Question

Solve the equation: $- {x^2} + x - 2 = 0$

Answer 1

Here we are asked to solve the given equation which is a quadratic equation. A quadratic equation is an equation that has only one unknown variable with the highest degree two. The number of the roots of an equation depends on its degree, that is if the degree of the equation is two then it will have two roots. Here we are also given a quadratic equation so we will get two roots for this equation. The roots of the quadratic equation can be found by using the formula given in the following section.

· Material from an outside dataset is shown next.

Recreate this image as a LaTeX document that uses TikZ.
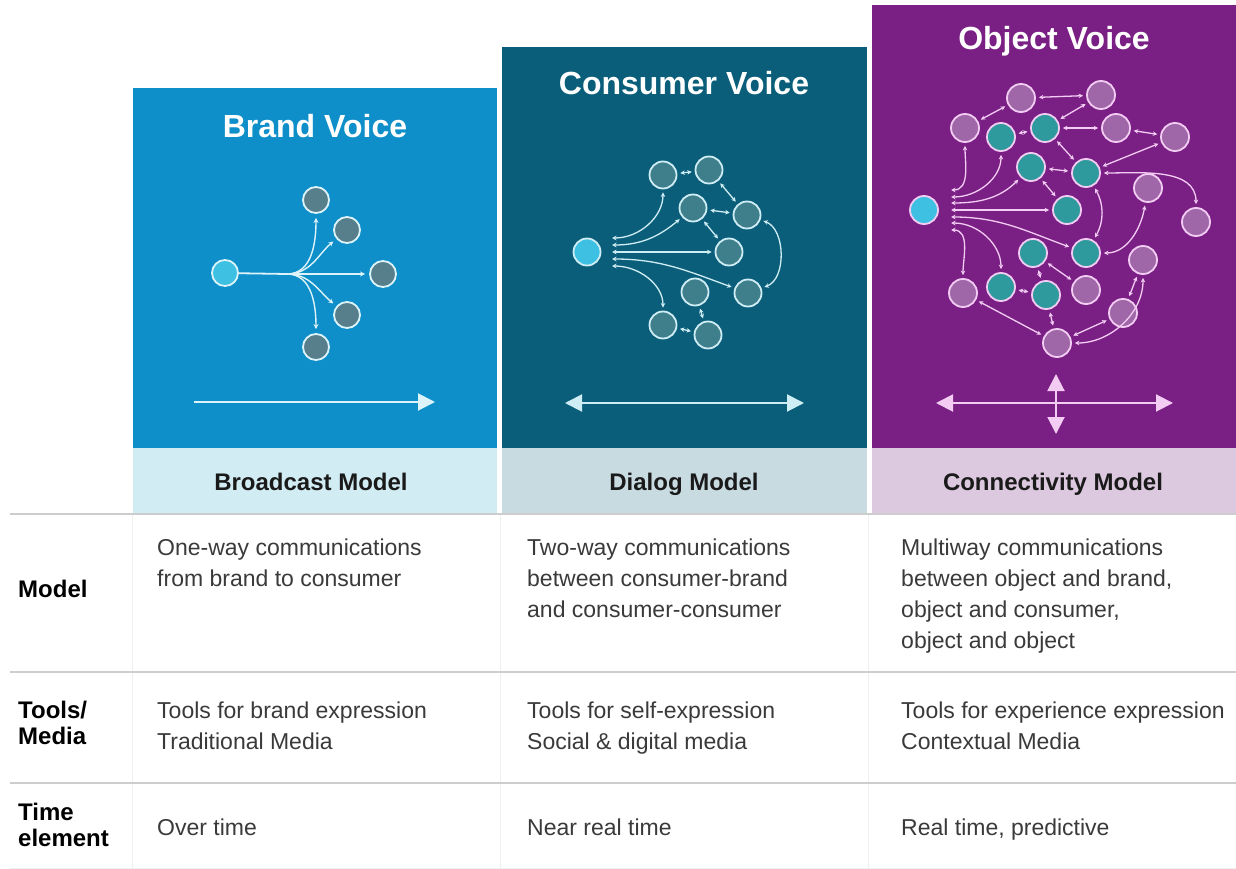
\documentclass[tikz,border=0pt]{standalone}
\usepackage{fontspec}
\setmainfont{Liberation Sans}
\usetikzlibrary{arrows.meta}
\definecolor{cA}{HTML}{0F8FC9}
\definecolor{bandA}{HTML}{D2ECF4}
\definecolor{cB}{HTML}{0B5E7A}
\definecolor{bandB}{HTML}{C8DBE1}
\definecolor{cC}{HTML}{7A1F84}
\definecolor{bandC}{HTML}{DCC8DF}
\definecolor{lnA}{HTML}{DDF3FA}
\definecolor{fillA}{HTML}{567F8B}
\definecolor{srcfill}{HTML}{3EC0E2}
\definecolor{lnB}{HTML}{CFEDF4}
\definecolor{fillB}{HTML}{3F7E8B}
\definecolor{lnC}{HTML}{F2CCF3}
\definecolor{fillP}{HTML}{9F66A8}
\definecolor{fillT}{HTML}{2F9A9D}
\definecolor{bodytext}{HTML}{3A3A3A}
\definecolor{bandtext}{HTML}{1A1A1A}
\definecolor{rulecol}{HTML}{CDCDCD}
\definecolor{vrule}{HTML}{EFEFEF}
\begin{document}
\begin{tikzpicture}[x=1pt,y=-1pt,
  titletext/.style={font=\fontsize{32}{36}\selectfont\bfseries, text=white, anchor=base, inner sep=0},
  bandlabel/.style={font=\fontsize{24}{28}\selectfont\bfseries, text=bandtext, anchor=base, inner sep=0},
  bodyline/.style={font=\fontsize{23}{28}\selectfont, text=bodytext, anchor=base west, inner sep=0},
  rowlabel/.style={font=\fontsize{24}{28}\selectfont\bfseries, text=black, anchor=base west, inner sep=0},
  dotA/.style={circle, minimum size=26pt, inner sep=0, fill=fillA, draw=lnA, line width=1.8pt},
  dotB/.style={circle, minimum size=27pt, inner sep=0, fill=fillB, draw=lnB, line width=1.8pt},
  dotP/.style={circle, minimum size=28pt, inner sep=0, fill=fillP, draw=lnC, line width=1.8pt},
  dotT/.style={circle, minimum size=28pt, inner sep=0, fill=fillT, draw=lnC, line width=1.8pt},
  srcA/.style={circle, minimum size=26pt, inner sep=0, fill=srcfill, draw=lnA, line width=1.8pt},
  srcB/.style={circle, minimum size=27pt, inner sep=0, fill=srcfill, draw=lnB, line width=1.8pt},
  srcC/.style={circle, minimum size=28pt, inner sep=0, fill=srcfill, draw=lnC, line width=1.8pt},
  wireA/.style={draw=lnA, line width=1.4pt, shorten >=4pt, -{Stealth[length=5pt,width=5pt]}},
  wireB/.style={draw=lnB, line width=1.3pt, shorten >=3pt, shorten <=3pt, {Stealth[length=4.5pt,width=4.5pt]}-{Stealth[length=4.5pt,width=4.5pt]}},
  wireC/.style={draw=lnC, line width=1.3pt, shorten >=3pt, shorten <=3pt, {Stealth[length=4.5pt,width=4.5pt]}-{Stealth[length=4.5pt,width=4.5pt]}},
  bigA/.style={draw=lnA, line width=2pt, -{Triangle[length=17pt,width=17pt]}},
  bigB/.style={draw=lnB, line width=2pt, {Triangle[length=17pt,width=17pt]}-{Triangle[length=17pt,width=17pt]}},
  bigC/.style={draw=lnC, line width=2pt, {Triangle[length=17pt,width=17pt]}-{Triangle[length=17pt,width=17pt]}}
]
\path[use as bounding box, fill=white] (0,0) rectangle (1236,869);

% ---------- panels ----------
\fill[cA] (133,88) rectangle (497,448);
\fill[bandA] (133,448) rectangle (497,513);
\fill[cB] (502,47) rectangle (867,448);
\fill[bandB] (502,448) rectangle (867,513);
\fill[cC] (872,5) rectangle (1236,448);
\fill[bandC] (872,448) rectangle (1236,513);

\node[titletext] (t1) at (315,138) {Brand Voice};
\node[titletext] (t2) at (684,95) {Consumer Voice};
\node[titletext] (t3) at (1054,50) {Object Voice};

\node[bandlabel] (b1) at (311,490) {Broadcast Model};
\node[bandlabel] (b2) at (684,490) {Dialog Model};
\node[bandlabel] (b3) at (1053,490) {Connectivity Model};

% ---------- panel 1: broadcast ----------
\node[srcA] (s1) at (225,273) {};
\node[dotA] (a1) at (316,200) {};
\node[dotA] (a2) at (347,230) {};
\node[dotA] (a3) at (383,274) {};
\node[dotA] (a4) at (347,315) {};
\node[dotA] (a5) at (316,347) {};
\coordinate (br1) at (287,274);
\draw[draw=lnA, line width=1.8pt] (s1) -- (br1);
\draw[wireA] (br1) to[out=0,in=-90] (a1);
\draw[wireA] (br1) to[out=0,in=-140] (a2);
\draw[wireA] (br1) -- (a3);
\draw[wireA] (br1) to[out=0,in=140] (a4);
\draw[wireA] (br1) to[out=0,in=90] (a5);
\coordinate (p1l) at (194,402);
\coordinate (p1r) at (435,402);
\draw[bigA] (p1l) -- (p1r);

% ---------- panel 2: dialog ----------
\node[srcB] (s2) at (587,252) {};
\node[dotB] (dA) at (663,175) {};
\node[dotB] (dB) at (709,170) {};
\node[dotB] (dC) at (693,208) {};
\node[dotB] (dD) at (747,215) {};
\node[dotB] (dE) at (729,252) {};
\node[dotB] (dF) at (748,293) {};
\node[dotB] (dG) at (695,292) {};
\node[dotB] (dH) at (663,325) {};
\node[dotB] (dI) at (708,335) {};
\coordinate (q1) at (612,238);
\coordinate (q2) at (612,245);
\coordinate (q3) at (612,252);
\coordinate (q4) at (612,259);
\coordinate (q5) at (612,266);
\draw[wireB, shorten <=0pt] (q1) to[out=0,in=-90] (dA);
\draw[wireB, shorten <=0pt] (q2) to[out=0,in=-140] (dC);
\draw[wireB, shorten <=0pt] (q3) -- (dE);
\draw[wireB, shorten <=0pt] (q4) to[out=0,in=160] (dF);
\draw[wireB, shorten <=0pt] (q5) to[out=0,in=90] (dH);
\draw[wireB] (dA) -- (dB);
\draw[wireB] (dB) -- (dD);
\draw[wireB] (dC) -- (dD);
\draw[wireB] (dC) -- (dE);
\draw[wireB] (dD) to[out=-20,in=20] (dF);
\draw[wireB] (dG) -- (dI);
\draw[wireB] (dH) -- (dI);
\coordinate (p2l) at (565,403);
\coordinate (p2r) at (804,403);
\draw[bigB] (p2l) -- (p2r);

% ---------- panel 3: connectivity ----------
\node[srcC] (s3) at (924,210) {};
\node[dotP] (P1) at (1021,98) {};
\node[dotP] (P2) at (1101,95) {};
\node[dotP] (P3) at (965,128) {};
\node[dotT] (T1) at (1001,137) {};
\node[dotT] (T2) at (1045,128) {};
\node[dotP] (P4) at (1116,128) {};
\node[dotP] (P5) at (1175,137) {};
\node[dotT] (T3) at (1031,167) {};
\node[dotT] (T4) at (1086,173) {};
\node[dotP] (P6) at (1148,188) {};
\node[dotT] (T5) at (1067,210) {};
\node[dotP] (P7) at (1196,222) {};
\node[dotT] (T6) at (1033,253) {};
\node[dotT] (T7) at (1086,253) {};
\node[dotP] (P8) at (1143,260) {};
\node[dotP] (P9) at (963,293) {};
\node[dotT] (T8) at (1001,287) {};
\node[dotT] (T9) at (1046,295) {};
\node[dotP] (P10) at (1086,290) {};
\node[dotP] (P11) at (1123,313) {};
\node[dotP] (P12) at (1057,343) {};
\coordinate (r1) at (951,190);
\coordinate (r2) at (951,197);
\coordinate (r3) at (951,203);
\coordinate (r4) at (951,210);
\coordinate (r5) at (951,217);
\coordinate (r6) at (951,223);
\coordinate (r7) at (951,230);
\draw[wireC, shorten <=0pt] (r1) to[out=0,in=-90] (P3);
\draw[wireC, shorten <=0pt] (r2) to[out=0,in=-90] (T1);
\draw[wireC, shorten <=0pt] (r3) to[out=0,in=-135] (T3);
\draw[wireC, shorten <=0pt] (r4) -- (T5);
\draw[wireC, shorten <=0pt] (r5) to[out=0,in=160] (T7);
\draw[wireC, shorten <=0pt] (r6) to[out=0,in=90] (T8);
\draw[wireC, shorten <=0pt] (r7) to[out=0,in=90] (P9);
\draw[wireC] (P3) -- (P1);
\draw[wireC] (P1) -- (P2);
\draw[wireC] (T1) -- (T2);
\draw[wireC] (T2) -- (P2);
\draw[wireC] (T2) -- (P4);
\draw[wireC] (P4) -- (P5);
\draw[wireC] (T2) -- (T4);
\draw[wireC] (P5) -- (T4);
\draw[wireC] (T3) -- (T4);
\draw[wireC] (T3) -- (T5);
\draw[wireC] (T4) to[out=0,in=90] (P7);
\draw[wireC] (T4) to[out=-60,in=60] (T7);
\draw[wireC] (T7) to[out=0,in=-100] (P6);
\draw[wireC] (T6) -- (T9);
\draw[wireC] (T6) -- (P10);
\draw[wireC] (T8) -- (T9);
\draw[wireC] (T9) -- (P12);
\draw[wireC] (P9) -- (P12);
\draw[wireC] (P12) -- (P11);
\draw[wireC] (P11) -- (P8);
\draw[wireC] (P12) to[out=0,in=-90] (P8);
\coordinate (p3l) at (936,403);
\coordinate (p3r) at (1173,403);
\coordinate (p3u) at (1056,374);
\coordinate (p3d) at (1056,434);
\draw[bigC] (p3l) -- (p3r);
\draw[bigC] (p3u) -- (p3d);

% ---------- table ----------
\draw[vrule, line width=1pt] (132,515) -- (132,869);
\draw[vrule, line width=1pt] (500,515) -- (500,869);
\draw[vrule, line width=1pt] (868,515) -- (868,869);
\draw[rulecol, line width=1.5pt] (10,514) -- (1236,514);
\draw[rulecol, line width=1.5pt] (10,672) -- (1236,672);
\draw[rulecol, line width=1.5pt] (10,783) -- (1236,783);
\draw[vrule, line width=1pt] (10,868) -- (1236,868);

\node[rowlabel] (l1) at (18,597) {Model};
\node[rowlabel] (l2a) at (18,718) {Tools/};
\node[rowlabel] (l2b) at (18,744) {Media};
\node[rowlabel] (l3a) at (18,820) {Time};
\node[rowlabel] (l3b) at (18,846) {element};

\node[bodyline] (m11) at (157,555) {One-way communications};
\node[bodyline] (m12) at (157,586) {from brand to consumer};
\node[bodyline] (m21) at (527,555) {Two-way communications};
\node[bodyline] (m22) at (527,586) {between consumer-brand};
\node[bodyline] (m23) at (527,617) {and consumer-consumer};
\node[bodyline] (m31) at (901,555) {Multiway communications};
\node[bodyline] (m32) at (901,586) {between object and brand,};
\node[bodyline] (m33) at (901,617) {object and consumer,};
\node[bodyline] (m34) at (901,648) {object and object};

\node[bodyline] (k11) at (157,718) {Tools for brand expression};
\node[bodyline] (k12) at (157,749) {Traditional Media};
\node[bodyline] (k21) at (527,718) {Tools for self-expression};
\node[bodyline] (k22) at (527,749) {Social \& digital media};
\node[bodyline] (k31) at (901,718) {Tools for experience expression};
\node[bodyline] (k32) at (901,749) {Contextual Media};

\node[bodyline] (e1) at (157,835) {Over time};
\node[bodyline] (e2) at (527,835) {Near real time};
\node[bodyline] (e3) at (901,835) {Real time, predictive};
\end{tikzpicture}
\end{document}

Formula: If we have an quadratic equation in the form $a{x^2} + bx + c = 0$ then its roots can be found by using the formula: $x = \dfrac{{ - b \pm \sqrt {{b^2} - 4ac} }}{{2a}}$

Complete step by step solution:
It is given that $- {x^2} + x - 2 = 0$ we aim to solve this equation, that is we have to find its roots.
We know that the number of roots of an equation is equal to its degree. Here the degree of the given equation is two thus this equation will have two roots.
The roots of a quadratic equation can be found by using the formula $\dfrac{{ - b \pm \sqrt {{b^2} - 4ac} }}{{2a}}$ where $a$ - coefficient of the term ${x^2}$, $b$ - coefficient of the term $x$, and $c$ - constant term.
First, let us collect the required terms for the formula from the given quadratic equation to solve it.
From the given equation $- {x^2} + x - 2 = 0$, we have $a = - 1$, $b = 1$, and $c = - 2$.
Now let us substitute the above values in the quadratic roots formula.
$x = \dfrac{{ - \left( 1 \right) \pm \sqrt {{{\left( 1 \right)}^2} - 4\left( { - 1} \right)\left( { - 2} \right)} }}{{2\left( { - 1} \right)}}$
On simplifying this we get
$x = \dfrac{{ - 1 \pm \sqrt {1 - 8} }}{{ - 2}}$
On further simplification we get
$x = \dfrac{{ - 1 \pm \sqrt { - 7} }}{{ - 2}}$
$= \dfrac{{ - 1 \pm i\sqrt 7 }}{{ - 2}}$
$\Rightarrow x = \dfrac{{ - 1 + i\sqrt 7 }}{{ - 2}}$ and $\Rightarrow x = \dfrac{{ - 1 - i\sqrt 7 }}{{ - 2}}$
On solving the above, we get
$\Rightarrow x = \dfrac{{1 - i\sqrt 7 }}{2}$ and $\Rightarrow x = \dfrac{{1 + i\sqrt 7 }}{2}$
Thus, we got the roots of the given quadratic equation that is $x = \dfrac{{1 - i\sqrt 7 }}{2}$ and $x = \dfrac{{1 + i\sqrt 7 }}{2}$

Note: In the above problem, we got complex roots that is $x = \dfrac{{1 - i\sqrt 7 }}{2}$ and $x = \dfrac{{1 + i\sqrt 7 }}{2}$ , this is because in the calculation of finding the roots, we got an negative number inside the square root, the square root of negative will give the imaginary number $i$ to be more clear, $\sqrt { - 1} = i$ . the general form of a complex number is $a + ib$ here the $a$ is the real part and $ib$ is the imaginary part also in the above the roots of the given equation is $x = \dfrac{{ - 1 \pm i\sqrt 7 }}{{ - 2}}$ so here the real part is $\dfrac{{ - 1}}{{ - 2}}$ and the imaginary part is $\pm \dfrac{{i7}}{{ - 2}}$ .